Which could make the results unreliable.
> Considerations:
> - All libc calls used conventional stack parameter passing
> convention. This could be changed by breaking compatibility.
> - Why kernel doesn't use register parameters?? It would be
> ideal since it wouldn't break compatibility!
Can gdb deal with register parameters? It would be pretty hard to deal
with the case where a register parameter has to be stored in memory
temporarily whilst the register is used for something else. With the
standard calling convention, all parameters are always accessible via
ebp.
> Can we think this test closes the case? I don't think.
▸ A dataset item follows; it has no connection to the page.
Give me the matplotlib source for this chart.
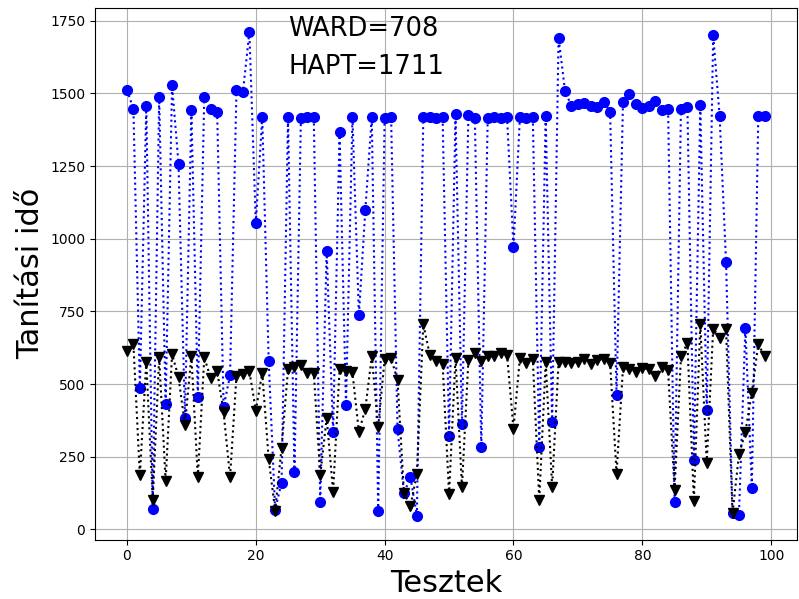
import matplotlib
matplotlib.use('Agg')
import matplotlib.pyplot as plt

# HAPT tanítási idő (kék körök)
hapt = [1512, 1446, 486, 1456, 71, 1489, 430, 1528, 1258, 384,
        1444, 456, 1489, 1447, 1437, 421, 530, 1512, 1504, 1711,
        1053, 1419, 579, 68, 161, 1419, 196, 1415, 1419, 1419,
        95, 958, 335, 1366, 427, 1419, 737, 1099, 1419, 64,
        1416, 1419, 344, 125, 180, 48, 1419, 1419, 1415, 1419,
        322, 1428, 362, 1425, 1415, 283, 1415, 1419, 1415, 1419,
        970, 1419, 1415, 1419, 283, 1422, 369, 1691, 1508, 1456,
        1462, 1468, 1456, 1452, 1471, 1437, 462, 1471, 1497, 1462,
        1450, 1458, 1475, 1444, 1447, 95, 1447, 1452, 239, 1460,
        411, 1700, 1422, 919, 58, 50, 694, 142, 1422, 1422]

# WARD tanítási idő (fekete háromszögek)
ward = [613, 638, 186, 576, 102, 592, 167, 603, 524, 359,
        597, 180, 592, 520, 545, 403, 180, 529, 533, 545,
        409, 539, 242, 65, 281, 551, 560, 564, 539, 539,
        186, 384, 130, 551, 545, 541, 335, 415, 595, 353,
        586, 589, 514, 125, 80, 190, 706, 601, 579, 570,
        121, 591, 146, 582, 607, 579, 595, 595, 607, 601,
        347, 591, 574, 586, 102, 576, 146, 576, 576, 574,
        576, 586, 570, 582, 586, 574, 192, 558, 551, 543,
        555, 551, 529, 558, 548, 136, 595, 642, 99, 708,
        229, 691, 660, 690, 55, 258, 335, 471, 638, 595]

fig, ax = plt.subplots(figsize=(7.99, 5.99), dpi=100)
fig.subplots_adjust(left=0.119, right=0.997, top=0.987, bottom=0.099)

ax.plot(range(len(hapt)), hapt, 'bo:', markersize=7)
ax.plot(range(len(ward)), ward, 'kv:', markersize=7)

ax.text(25, 1698, 'WARD=708', fontsize=18.5)
ax.text(25, 1565, 'HAPT=1711', fontsize=18.5)

ax.set_xlabel('Tesztek', fontsize=22)
ax.set_ylabel('Tanítási idő', fontsize=22)
ax.set_yticks(range(0, 1751, 250))
ax.grid(True)

plt.savefig('out.png', dpi=100)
Especially
> that the case 5 gives so much better performance than any other
> case make me suspecting that a lot more testing (of different
> real-life programs) is needed.
>
> Surprise, surprise: case 2 is faster than case 1!
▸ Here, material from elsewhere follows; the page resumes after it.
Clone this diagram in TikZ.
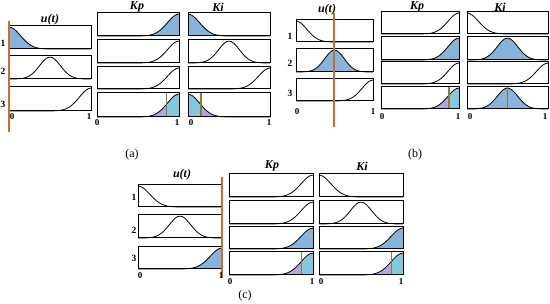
\documentclass[tikz,border=0pt]{standalone}
\usepackage{fontspec}
\setmainfont{Liberation Serif}
\usetikzlibrary{positioning}
\definecolor{mfblue}{RGB}{134,180,220}
\definecolor{mfcyan}{RGB}{130,200,224}
\definecolor{mfviolet}{RGB}{176,166,226}
\definecolor{cutline}{RGB}{204,110,40}
\definecolor{cutolive}{RGB}{150,122,40}

\tikzset{
  declare function={zmf(\t)=exp(-(\t/0.2)^2); gmf(\t)=exp(-((\t-0.5)/0.18)^2); smf(\t)=exp(-((\t-1)/0.2)^2);},
  mfframe/.style={draw=black, line width=1pt},
  mfline/.style={black, line width=0.8pt},
  cut/.style={cutline, line width=1.1pt},
  outcut/.style={cutolive, line width=1.3pt},
  head/.style={font=\fontsize{12}{12}\selectfont\bfseries\itshape},
  rowlab/.style={font=\fontsize{9.5}{9.5}\selectfont\bfseries},
  ticklab/.style={font=\fontsize{9}{9}\selectfont\bfseries},
  caplab/.style={font=\fontsize{12}{12}\selectfont},
}

% membership box: x0, y0 (top), x1, y1 (bottom), function, fill
\newcommand{\mfpanel}[6]{%
  \begin{scope}[shift={(#1,#4)}, xscale={#3-#1}, yscale={#2-#4}]
    \fill[fill=#6] plot[domain=0:1,samples=60] (\x,{0.95*#5(\x)}) -- (1,0) -- (0,0) -- cycle;
    \draw[mfline] plot[domain=0:1,samples=60] (\x,{0.95*#5(\x)});
    \draw[mfframe] (0,0) rectangle (1,1);
  \end{scope}}
% output box: cut at #6, fill left #7, fill right #8
\newcommand{\mfout}[8]{%
  \begin{scope}[shift={(#1,#4)}, xscale={#3-#1}, yscale={#2-#4}]
    \begin{scope}
      \clip (0,0) rectangle (#6,1);
      \fill[fill=#7] plot[domain=0:1,samples=60] (\x,{0.95*#5(\x)}) -- (1,0) -- (0,0) -- cycle;
    \end{scope}
    \begin{scope}
      \clip (#6,0) rectangle (1,1);
      \fill[fill=#8] plot[domain=0:1,samples=60] (\x,{0.95*#5(\x)}) -- (1,0) -- (0,0) -- cycle;
    \end{scope}
    \draw[mfline] plot[domain=0:1,samples=60] (\x,{0.95*#5(\x)});
    \draw[outcut] (#6,0) -- (#6,1);
    \draw[mfframe] (0,0) rectangle (1,1);
  \end{scope}}

\begin{document}
\begin{tikzpicture}[x=1pt, y=-1pt]
\useasboundingbox (0,0) rectangle (550,304);

% Panel (a)
\foreach \ya/\yb/\f/\c in {26/49/zmf/mfblue, 56/79/gmf/white, 87/111/smf/white}
  \mfpanel{9}{\ya}{91}{\yb}{\f}{\c};
\foreach \ya/\yb/\f/\c in {13/36/smf/mfblue, 40/63/smf/white, 67/89/smf/white}
  \mfpanel{97}{\ya}{179}{\yb}{\f}{\c};
\foreach \ya/\yb/\f/\c in {13/36/zmf/mfblue, 40/63/gmf/white, 67/89/smf/white}
  \mfpanel{188}{\ya}{270}{\yb}{\f}{\c};
\mfout{97}{93}{179}{117}{smf}{0.85}{mfviolet}{mfcyan}
\mfout{188}{93}{270}{117}{zmf}{0.16}{mfcyan}{mfviolet}
\draw[cut] (9,21) -- (9,132);
\node[head] (ua) at (50,20) {u(t)};
\node[head] (kpa) at (137,7) {Kp};
\node[head] (kia) at (218,7) {Ki};
\foreach \n/\y in {1/43, 2/71, 3/104}
  \node[rowlab] (ra\n) at (3,\y) {\n};
\node[ticklab] (ua0) at (12,117) {0};
\node[ticklab] (ua1) at (89,117) {1};
\node[ticklab] (kpa0) at (97,123) {0};
\node[ticklab] (kpa1) at (177,123) {1};
\node[ticklab] (kia0) at (191,123) {0};
\node[ticklab] (kia1) at (269,123) {1};
\node[caplab] (capa) at (132,155) {(a)};

% Panel (b)
\foreach \ya/\yb/\f/\c in {20/42/zmf/white, 49/72/gmf/mfblue, 79/101/smf/white}
  \mfpanel{296}{\ya}{373}{\yb}{\f}{\c};
\foreach \ya/\yb/\f/\c in {12/34/smf/white, 37/60/smf/mfblue, 62/84/smf/white}
  \mfpanel{381}{\ya}{459}{\yb}{\f}{\c};
\foreach \ya/\yb/\f/\c in {12/34/zmf/white, 37/60/gmf/mfblue, 62/84/smf/white}
  \mfpanel{467}{\ya}{548}{\yb}{\f}{\c};
\mfout{381}{87}{459}{109}{smf}{0.87}{mfviolet}{mfcyan}
\mfout{467}{87}{548}{109}{gmf}{0.5}{mfblue}{mfblue}
\draw[cut] (334,13) -- (334,127);
\node[head] (ub) at (327,10) {u(t)};
\node[head] (kpb) at (417,7) {Kp};
\node[head] (kib) at (500,7) {Ki};
\foreach \n/\y in {1/36, 2/63, 3/93}
  \node[rowlab] (rb\n) at (290,\y) {\n};
\node[ticklab] (ub0) at (297,112) {0};
\node[ticklab] (ub1) at (373,112) {1};
\node[ticklab] (kpb0) at (382,117) {0};
\node[ticklab] (kpb1) at (458,117) {1};
\node[ticklab] (kib0) at (470,117) {0};
\node[ticklab] (kib1) at (545,117) {1};
\node[caplab] (capb) at (415,155) {(b)};

% Panel (c)
\foreach \ya/\yb/\f/\c in {185/207/zmf/white, 215/238/gmf/white, 247/269/smf/mfblue}
  \mfpanel{138}{\ya}{222}{\yb}{\f}{\c};
\foreach \ya/\yb/\f/\c in {174/197/smf/white, 201/224/smf/white, 227/249/smf/mfblue}
  \mfpanel{229}{\ya}{313}{\yb}{\f}{\c};
\foreach \ya/\yb/\f/\c in {174/197/zmf/white, 201/224/gmf/white, 227/249/smf/mfblue}
  \mfpanel{319}{\ya}{403}{\yb}{\f}{\c};
\mfout{229}{252}{313}{275}{smf}{0.86}{mfviolet}{mfcyan}
\mfout{319}{252}{403}{275}{smf}{0.86}{mfviolet}{mfcyan}
\draw[cut] (222,177) -- (222,278);
\node[head] (uc) at (182,175) {u(t)};
\node[head] (kpc) at (272,166) {Kp};
\node[head] (kic) at (362,166) {Ki};
\foreach \n/\y in {1/197, 2/230, 3/258}
  \node[rowlab] (rc\n) at (134,\y) {\n};
\node[ticklab] (uc0) at (140,276) {0};
\node[ticklab] (uc1) at (221,276) {1};
\node[ticklab] (kpc0) at (230,282) {0};
\node[ticklab] (kpc1) at (312,282) {1};
\node[ticklab] (kic0) at (321,282) {0};
\node[ticklab] (kic1) at (401,282) {1};
\node[caplab] (capc) at (245,296) {(c)};
\end{tikzpicture}
\end{document}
Did you try an untimed run first, to get the file cached?
I notice that case 1 is the slowest of all. If the most frequently
called functions were inlined, I would have expected it to be the
fastest, as inline functions would be faster than a function call,
whatever the calling convention.
Also, are function calls likely to be a significant overhead for
bzip2?
Aside: it might be worth examining the effect of -funroll-loops.
Depending on the size of the resulting code relative to the size of
the cache, it can slow things down.
--
Glynn Clements <[EMAIL PROTECTED]>